More than 19 models are projected for launch by the top seven out of 10 VMs in the new emerging class of sub-A segment vehicles over the next three years.

“The development of megacities, alongside changing mobility trends and growing interest in urban vehicles with low emissions and low fuel consumption, has encouraged VMs to introduce microcars in Europe,” said Frost & Sullivan industry analyst Vishwas Shankar.

“Greener agendas, government subsidies, parking charge exemptions and possible vehicle homologation rules of ‘no-license’ required to drive these vehicles could reinforce sales of microcars.”

In Europe, the focus on alternate fuel driven vehicles, congestion in city centres and increasing cost of vehicle ownership is expected to boost microcars sales over seven fold. VMs have provided market momentum – over 30 models were introduced at the 2010 Paris Motor Show and the 2011 Geneva Motor Show.

Over 75 per cent of the microcars announced are expected to be battery electric vehicles (EVs), with the major related challenges being range anxiety and limited speeds.
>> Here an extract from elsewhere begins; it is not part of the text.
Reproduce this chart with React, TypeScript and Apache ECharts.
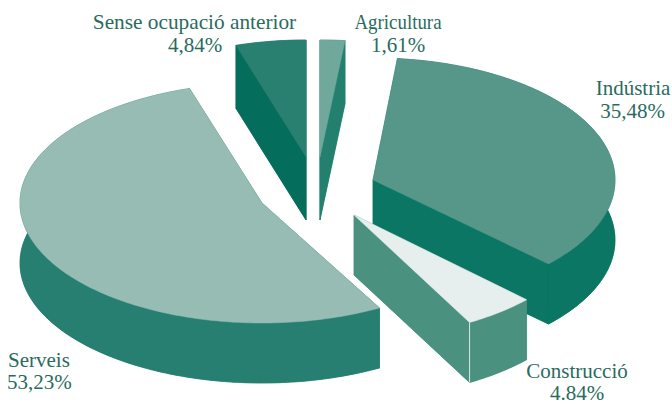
import React, { useEffect, useRef } from "react";
import * as echarts from "echarts";

const categories = ["Agricultura", "Indústria", "Construcció", "Serveis", "Sense ocupació anterior"];
const shares = [1.61, 35.48, 4.84, 53.23, 4.84];
const shareLabels = ["1,61%", "35,48%", "4.84%", "53,23%", "4,84%"];

const topColors = ["#70A89C", "#56978A", "#E6EFEE", "#97BCB4", "#2A8070"];
const sideColors = ["#23806F", "#0A7663", "#4B9180", "#267F70", "#056D5C"];
const textColor = "#2A6B60";

// Exploded position of every slice: centre x, centre y, radius x, radius y, depth
const sliceLayout = [
  [320, 157, 248, 117, 63],
  [373, 180, 242, 122, 60],
  [354, 215, 238, 123, 60],
  [262, 203, 242, 120, 60],
  [306, 157, 234, 117, 63],
];
// x, y, alignment, horizontal scale of each name and each percentage
const nameAnchors = [
  [398, 22, "center", 0.9],
  [633, 88, "center", 1],
  [577, 371, "center", 1],
  [8, 360, "left", 1],
  [194.5, 22, "center", 1.015],
];
const valueAnchors = [
  [398, 45, "center", 1],
  [632.5, 110.5, "center", 1],
  [577, 393, "center", 1],
  [7, 382, "left", 1],
  [195, 45, "center", 1],
];
const FONT = "'Liberation Serif', serif";
const FONT_SIZE = 21;

function renderSlice(params: any, api: any) {
  const i = params.dataIndex;
  const total = shares.reduce((a, b) => a + b, 0);
  const before = shares.slice(0, i).reduce((a, b) => a + b, 0);
  const a0 = (before / total) * 360;
  const a1 = a0 + (api.value(0) / total) * 360;
  const [cx, cy, rx, ry, d] = sliceLayout[i];
  const pt = (deg: number, dy = 0) => {
    const r = (deg * Math.PI) / 180;
    return [cx + rx * Math.sin(r), cy - ry * Math.cos(r) + dy];
  };
  const rim: number[][] = [];
  const n = Math.max(2, Math.ceil(a1 - a0));
  for (let k = 0; k <= n; k++) rim.push(pt(a0 + ((a1 - a0) * k) / n));
  const rimLow = rim.map((p) => [p[0], p[1] + d]);
  const side = { fill: sideColors[i], stroke: sideColors[i], lineWidth: 0.5 };
  const poly = (points: number[][], style: any) => ({
    type: "polygon",
    shape: { points },
    style,
    silent: true,
  });
  const children: any[] = [
    poly([[cx, cy + d], ...rimLow], side),
    poly([[cx, cy], pt(a0), pt(a0, d), [cx, cy + d]], side),
    poly([[cx, cy], pt(a1), pt(a1, d), [cx, cy + d]], side),
    poly([...rim, ...rimLow.slice().reverse()], side),
  ];
  // Construcció has a fine light seam between its two visible faces
  if (i === 2) {
    const c = pt(a1);
    children.push({
      type: "line",
      shape: { x1: c[0], y1: c[1], x2: c[0], y2: c[1] + d },
      style: { stroke: "#DDEAE6", lineWidth: 1 },
      silent: true,
    });
  }
  children.push(
    poly([[cx, cy], ...rim], { fill: topColors[i], stroke: topColors[i], lineWidth: 0.5 })
  );
  return { type: "group", children };
}

function labelGraphics() {
  const out: any[] = [];
  const add = (text: string, a: any[]) =>
    out.push({
      type: "text",
      x: a[0],
      y: a[1],
      scaleX: a[3],
      silent: true,
      style: {
        text,
        fill: textColor,
        font: `${FONT_SIZE}px ${FONT}`,
        textAlign: a[2],
        textVerticalAlign: "middle",
      },
    });
  categories.forEach((c, i) => add(c, nameAnchors[i]));
  shareLabels.forEach((s, i) => add(s, valueAnchors[i]));
  return out;
}

export default function App() {
  const ref = useRef<HTMLDivElement>(null);
  useEffect(() => {
    const chart = echarts.init(ref.current!, null, { renderer: "svg" });
    chart.setOption({
      animation: false,
      backgroundColor: "#ffffff",
      graphic: labelGraphics(),
      series: [
        {
          type: "custom",
          coordinateSystem: "none",
          renderItem: renderSlice,
          data: shares.map((v, i) => ({ name: categories[i], value: [v] })),
          silent: true,
          clip: false,
        },
      ],
    });
    return () => chart.dispose();
  }, []);
  return (
    <div
      ref={ref}
      style={{ position: "absolute", left: 0, top: 0, width: 672, height: 404 }}
    />
  );
}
Increasing legislative controls are also expected to pull down sales in the long term.

This is likely due to the rising vehicle costs associated with the addition of new components recommended by legislation.

“VMs are pro-actively addressing stricter emission norm and increased safety level requirements with the introduction of sub-A segment vehicles,” said Shankar.

“In contrast, conventional engine powered quadricycle manufacturers continue to be constrained by the need for high investment costs to upgrade their vehicles to match sub-A levels in terms of safety and emission norms.”

Unlike sub-A vehicles, conventional engine powered quadricycles do not qualify for subsidies/rebates, resulting in quadricycle manufacturers facing the prospect of attenuating profit margins.

The introduction, therefore, of electric quadricycles is a promising sign as they have started to qualify for regional grants and benefits including access to high-occupancy vehicle lanes and parking charge exemptions.

“As a result, VMs are expected to introduce electric quadricycles in large numbers and even follow it with a sub-A vehicle (by increasing motor torque and power) to boost sales shipment,” Shankar said.

“Quadricycle manufacturers in Europe have also started to invest in new age business models driven by car sharing organisations, addressing thereby the challenge of increased vehicle ownership cost.”

Automakers such as Aixam Mega and Ligier Microcar are early entrants in announcing electric quadricycles in the European market.

“However in Europe, automakers like Renault, PSA Peugeot Citroen, Tata Motors and many more have announced their entry in the microcars segment with sub-A vehicles. There is an evident market demand in the electric microcars category.”